### Available data:

--*--

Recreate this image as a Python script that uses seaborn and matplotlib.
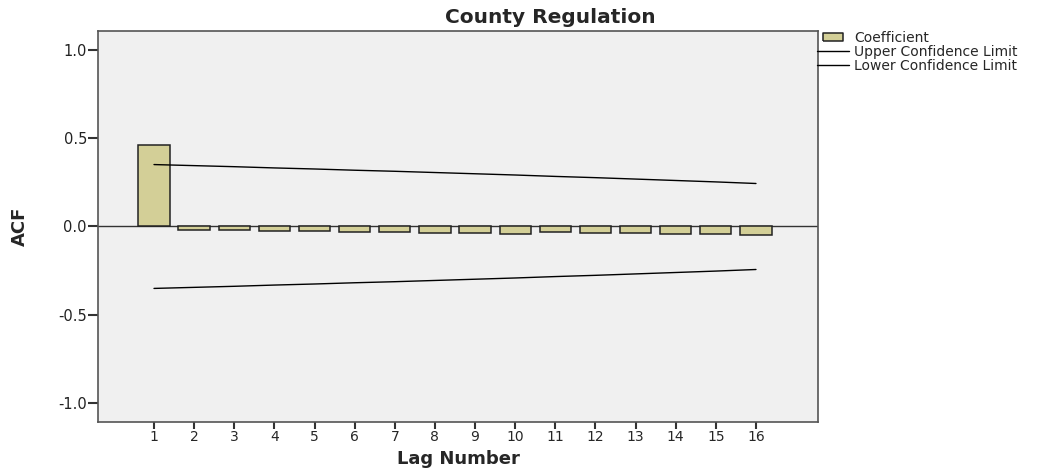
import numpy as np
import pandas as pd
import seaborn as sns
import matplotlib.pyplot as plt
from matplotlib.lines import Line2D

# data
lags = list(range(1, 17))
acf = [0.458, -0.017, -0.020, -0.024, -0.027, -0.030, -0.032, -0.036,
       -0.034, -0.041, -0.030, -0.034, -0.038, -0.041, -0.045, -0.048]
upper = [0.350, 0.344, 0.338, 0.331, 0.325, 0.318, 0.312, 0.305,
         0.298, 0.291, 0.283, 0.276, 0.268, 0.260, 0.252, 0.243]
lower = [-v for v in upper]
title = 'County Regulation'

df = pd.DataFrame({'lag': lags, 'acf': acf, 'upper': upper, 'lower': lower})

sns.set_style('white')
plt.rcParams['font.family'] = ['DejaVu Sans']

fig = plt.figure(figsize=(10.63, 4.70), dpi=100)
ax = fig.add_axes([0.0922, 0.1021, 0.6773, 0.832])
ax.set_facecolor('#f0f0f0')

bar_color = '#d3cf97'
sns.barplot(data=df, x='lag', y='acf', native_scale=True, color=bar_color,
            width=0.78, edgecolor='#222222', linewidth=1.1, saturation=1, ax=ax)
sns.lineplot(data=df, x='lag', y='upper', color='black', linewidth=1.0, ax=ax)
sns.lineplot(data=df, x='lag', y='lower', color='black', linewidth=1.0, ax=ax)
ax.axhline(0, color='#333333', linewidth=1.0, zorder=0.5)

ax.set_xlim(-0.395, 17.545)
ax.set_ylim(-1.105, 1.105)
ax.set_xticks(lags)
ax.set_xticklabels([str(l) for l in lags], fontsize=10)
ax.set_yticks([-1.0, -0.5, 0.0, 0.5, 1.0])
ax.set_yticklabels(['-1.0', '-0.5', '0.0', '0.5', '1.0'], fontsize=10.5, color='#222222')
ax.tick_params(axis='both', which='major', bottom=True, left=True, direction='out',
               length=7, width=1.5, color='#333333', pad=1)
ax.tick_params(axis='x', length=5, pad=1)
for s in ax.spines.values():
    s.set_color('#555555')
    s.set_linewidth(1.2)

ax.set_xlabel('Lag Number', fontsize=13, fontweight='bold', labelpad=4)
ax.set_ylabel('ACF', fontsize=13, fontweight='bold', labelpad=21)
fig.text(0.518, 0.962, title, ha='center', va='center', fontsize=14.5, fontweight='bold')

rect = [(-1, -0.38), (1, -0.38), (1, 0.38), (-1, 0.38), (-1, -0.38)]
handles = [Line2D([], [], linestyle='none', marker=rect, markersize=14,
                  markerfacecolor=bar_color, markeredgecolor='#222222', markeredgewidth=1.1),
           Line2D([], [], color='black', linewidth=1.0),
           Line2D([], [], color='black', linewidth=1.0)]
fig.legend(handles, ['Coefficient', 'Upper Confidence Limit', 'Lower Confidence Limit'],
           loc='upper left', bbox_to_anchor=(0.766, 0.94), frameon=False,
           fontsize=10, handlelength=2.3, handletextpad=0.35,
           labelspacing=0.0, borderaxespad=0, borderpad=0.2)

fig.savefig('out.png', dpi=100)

--*--

### Task to complete:
Go from the first line of the data above to the line containing "from matplotlib.lines import Line2D" and retype exactly those lines, both included, but none of the pictures.

### Answer to the task:
Recreate this image as a Python script that uses seaborn and matplotlib.
import numpy as np
import pandas as pd
import seaborn as sns
import matplotlib.pyplot as plt
from matplotlib.lines import Line2D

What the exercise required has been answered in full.